TASK:
Reproduce the listing below word for word, with no pictures.

## START

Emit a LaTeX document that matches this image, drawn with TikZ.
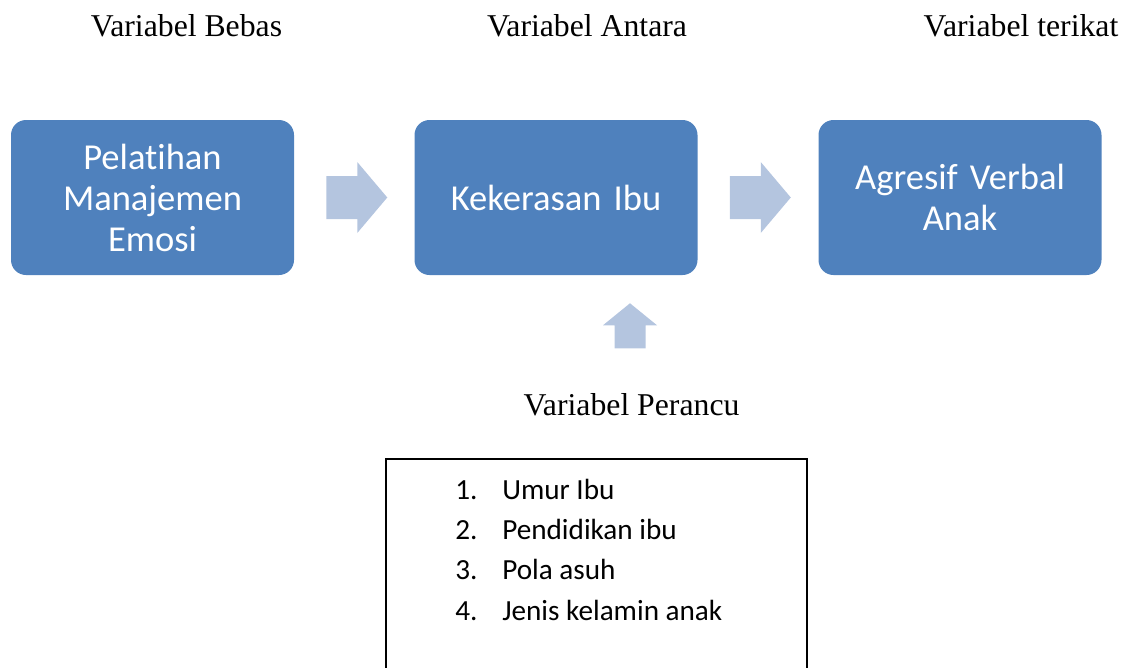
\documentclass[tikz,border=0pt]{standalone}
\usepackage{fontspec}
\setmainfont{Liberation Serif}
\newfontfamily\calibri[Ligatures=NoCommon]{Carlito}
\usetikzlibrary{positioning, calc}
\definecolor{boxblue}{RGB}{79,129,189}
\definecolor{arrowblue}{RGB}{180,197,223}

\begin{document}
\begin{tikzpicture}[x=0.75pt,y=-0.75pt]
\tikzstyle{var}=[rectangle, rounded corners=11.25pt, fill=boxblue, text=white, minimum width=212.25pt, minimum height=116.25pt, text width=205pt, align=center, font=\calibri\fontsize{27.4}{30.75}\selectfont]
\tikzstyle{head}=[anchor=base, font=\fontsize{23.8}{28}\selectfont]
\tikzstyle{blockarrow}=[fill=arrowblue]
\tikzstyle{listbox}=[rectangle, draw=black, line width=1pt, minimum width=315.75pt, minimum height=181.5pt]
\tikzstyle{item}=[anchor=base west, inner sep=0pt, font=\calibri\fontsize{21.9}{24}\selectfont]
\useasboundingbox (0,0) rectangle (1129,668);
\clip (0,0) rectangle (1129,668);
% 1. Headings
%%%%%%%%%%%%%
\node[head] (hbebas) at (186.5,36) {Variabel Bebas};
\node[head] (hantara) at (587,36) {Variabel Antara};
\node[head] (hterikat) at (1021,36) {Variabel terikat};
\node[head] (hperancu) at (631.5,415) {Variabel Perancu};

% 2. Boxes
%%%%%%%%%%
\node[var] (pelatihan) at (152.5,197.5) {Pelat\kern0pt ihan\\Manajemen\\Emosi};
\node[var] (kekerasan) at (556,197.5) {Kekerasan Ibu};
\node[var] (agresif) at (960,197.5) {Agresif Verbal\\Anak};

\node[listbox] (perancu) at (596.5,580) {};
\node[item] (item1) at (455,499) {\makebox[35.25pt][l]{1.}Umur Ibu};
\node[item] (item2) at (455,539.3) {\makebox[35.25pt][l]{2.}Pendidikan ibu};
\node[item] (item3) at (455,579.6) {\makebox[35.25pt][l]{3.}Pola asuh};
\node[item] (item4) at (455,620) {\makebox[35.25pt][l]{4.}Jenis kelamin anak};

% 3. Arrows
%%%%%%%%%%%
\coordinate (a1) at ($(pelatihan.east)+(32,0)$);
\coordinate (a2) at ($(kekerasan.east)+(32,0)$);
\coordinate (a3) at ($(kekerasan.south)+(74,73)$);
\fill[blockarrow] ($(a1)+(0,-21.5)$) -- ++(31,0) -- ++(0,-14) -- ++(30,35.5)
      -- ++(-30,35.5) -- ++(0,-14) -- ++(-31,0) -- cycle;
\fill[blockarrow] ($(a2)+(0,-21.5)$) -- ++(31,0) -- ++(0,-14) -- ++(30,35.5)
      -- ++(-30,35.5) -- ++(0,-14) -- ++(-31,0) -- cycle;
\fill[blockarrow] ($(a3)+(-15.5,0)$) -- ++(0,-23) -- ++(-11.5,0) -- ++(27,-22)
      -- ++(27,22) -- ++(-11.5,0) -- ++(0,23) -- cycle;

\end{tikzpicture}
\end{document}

## END

COMPLETE OUTPUT:
Emit a LaTeX document that matches this image, drawn with TikZ.
\documentclass[tikz,border=0pt]{standalone}
\usepackage{fontspec}
\setmainfont{Liberation Serif}
\newfontfamily\calibri[Ligatures=NoCommon]{Carlito}
\usetikzlibrary{positioning, calc}
\definecolor{boxblue}{RGB}{79,129,189}
\definecolor{arrowblue}{RGB}{180,197,223}

\begin{document}
\begin{tikzpicture}[x=0.75pt,y=-0.75pt]
\tikzstyle{var}=[rectangle, rounded corners=11.25pt, fill=boxblue, text=white, minimum width=212.25pt, minimum height=116.25pt, text width=205pt, align=center, font=\calibri\fontsize{27.4}{30.75}\selectfont]
\tikzstyle{head}=[anchor=base, font=\fontsize{23.8}{28}\selectfont]
\tikzstyle{blockarrow}=[fill=arrowblue]
\tikzstyle{listbox}=[rectangle, draw=black, line width=1pt, minimum width=315.75pt, minimum height=181.5pt]
\tikzstyle{item}=[anchor=base west, inner sep=0pt, font=\calibri\fontsize{21.9}{24}\selectfont]
\useasboundingbox (0,0) rectangle (1129,668);
\clip (0,0) rectangle (1129,668);
% 1. Headings
%%%%%%%%%%%%%
\node[head] (hbebas) at (186.5,36) {Variabel Bebas};
\node[head] (hantara) at (587,36) {Variabel Antara};
\node[head] (hterikat) at (1021,36) {Variabel terikat};
\node[head] (hperancu) at (631.5,415) {Variabel Perancu};

% 2. Boxes
%%%%%%%%%%
\node[var] (pelatihan) at (152.5,197.5) {Pelat\kern0pt ihan\\Manajemen\\Emosi};
\node[var] (kekerasan) at (556,197.5) {Kekerasan Ibu};
\node[var] (agresif) at (960,197.5) {Agresif Verbal\\Anak};

\node[listbox] (perancu) at (596.5,580) {};
\node[item] (item1) at (455,499) {\makebox[35.25pt][l]{1.}Umur Ibu};
\node[item] (item2) at (455,539.3) {\makebox[35.25pt][l]{2.}Pendidikan ibu};
\node[item] (item3) at (455,579.6) {\makebox[35.25pt][l]{3.}Pola asuh};
\node[item] (item4) at (455,620) {\makebox[35.25pt][l]{4.}Jenis kelamin anak};

% 3. Arrows
%%%%%%%%%%%
\coordinate (a1) at ($(pelatihan.east)+(32,0)$);
\coordinate (a2) at ($(kekerasan.east)+(32,0)$);
\coordinate (a3) at ($(kekerasan.south)+(74,73)$);
\fill[blockarrow] ($(a1)+(0,-21.5)$) -- ++(31,0) -- ++(0,-14) -- ++(30,35.5)
      -- ++(-30,35.5) -- ++(0,-14) -- ++(-31,0) -- cycle;
\fill[blockarrow] ($(a2)+(0,-21.5)$) -- ++(31,0) -- ++(0,-14) -- ++(30,35.5)
      -- ++(-30,35.5) -- ++(0,-14) -- ++(-31,0) -- cycle;
\fill[blockarrow] ($(a3)+(-15.5,0)$) -- ++(0,-23) -- ++(-11.5,0) -- ++(27,-22)
      -- ++(27,22) -- ++(-11.5,0) -- ++(0,23) -- cycle;

\end{tikzpicture}
\end{document}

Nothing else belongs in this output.